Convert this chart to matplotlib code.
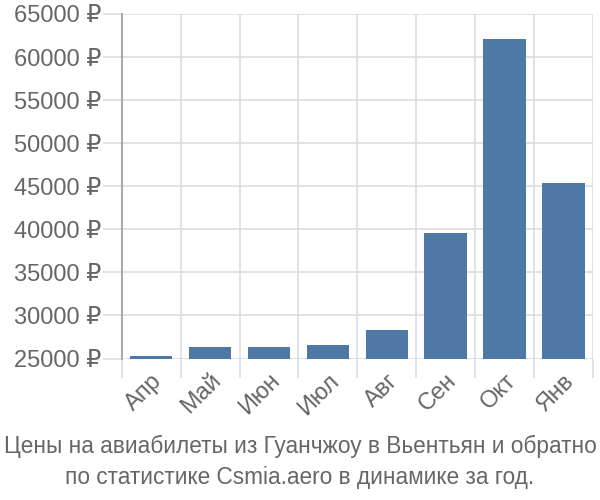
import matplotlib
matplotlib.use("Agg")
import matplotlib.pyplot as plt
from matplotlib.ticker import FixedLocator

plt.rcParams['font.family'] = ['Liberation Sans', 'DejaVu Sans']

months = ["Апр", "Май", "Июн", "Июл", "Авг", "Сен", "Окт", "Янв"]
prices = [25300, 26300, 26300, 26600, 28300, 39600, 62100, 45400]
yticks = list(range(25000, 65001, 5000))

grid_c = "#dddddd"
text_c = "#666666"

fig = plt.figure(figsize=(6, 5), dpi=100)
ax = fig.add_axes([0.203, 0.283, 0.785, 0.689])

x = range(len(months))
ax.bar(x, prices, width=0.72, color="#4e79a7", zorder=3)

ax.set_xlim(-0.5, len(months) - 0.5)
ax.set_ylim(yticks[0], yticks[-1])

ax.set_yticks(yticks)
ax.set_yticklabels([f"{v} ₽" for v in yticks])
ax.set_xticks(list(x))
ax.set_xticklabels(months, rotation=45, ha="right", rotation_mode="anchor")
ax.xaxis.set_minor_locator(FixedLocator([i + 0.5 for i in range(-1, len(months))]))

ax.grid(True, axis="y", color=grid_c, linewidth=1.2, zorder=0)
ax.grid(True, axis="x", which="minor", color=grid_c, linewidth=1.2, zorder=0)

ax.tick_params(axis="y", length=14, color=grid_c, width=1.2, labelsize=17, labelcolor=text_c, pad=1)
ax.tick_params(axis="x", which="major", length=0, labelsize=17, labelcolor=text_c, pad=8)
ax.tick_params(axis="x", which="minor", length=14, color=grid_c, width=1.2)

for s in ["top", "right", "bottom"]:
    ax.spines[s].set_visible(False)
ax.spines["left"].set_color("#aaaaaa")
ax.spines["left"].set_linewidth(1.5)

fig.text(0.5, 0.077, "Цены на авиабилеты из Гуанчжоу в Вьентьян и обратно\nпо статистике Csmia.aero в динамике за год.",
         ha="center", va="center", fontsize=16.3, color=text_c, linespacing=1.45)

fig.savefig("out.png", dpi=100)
------------------------------------------------
Exercise aim: Skip every picture and return the lines above from the top through the one that contains "ax.xaxis.set_minor_locator(FixedLocator([i + 0.5".

Complete response:
Convert this chart to matplotlib code.
import matplotlib
matplotlib.use("Agg")
import matplotlib.pyplot as plt
from matplotlib.ticker import FixedLocator

plt.rcParams['font.family'] = ['Liberation Sans', 'DejaVu Sans']

months = ["Апр", "Май", "Июн", "Июл", "Авг", "Сен", "Окт", "Янв"]
prices = [25300, 26300, 26300, 26600, 28300, 39600, 62100, 45400]
yticks = list(range(25000, 65001, 5000))

grid_c = "#dddddd"
text_c = "#666666"

fig = plt.figure(figsize=(6, 5), dpi=100)
ax = fig.add_axes([0.203, 0.283, 0.785, 0.689])

x = range(len(months))
ax.bar(x, prices, width=0.72, color="#4e79a7", zorder=3)

ax.set_xlim(-0.5, len(months) - 0.5)
ax.set_ylim(yticks[0], yticks[-1])

ax.set_yticks(yticks)
ax.set_yticklabels([f"{v} ₽" for v in yticks])
ax.set_xticks(list(x))
ax.set_xticklabels(months, rotation=45, ha="right", rotation_mode="anchor")
ax.xaxis.set_minor_locator(FixedLocator([i + 0.5 for i in range(-1, len(months))]))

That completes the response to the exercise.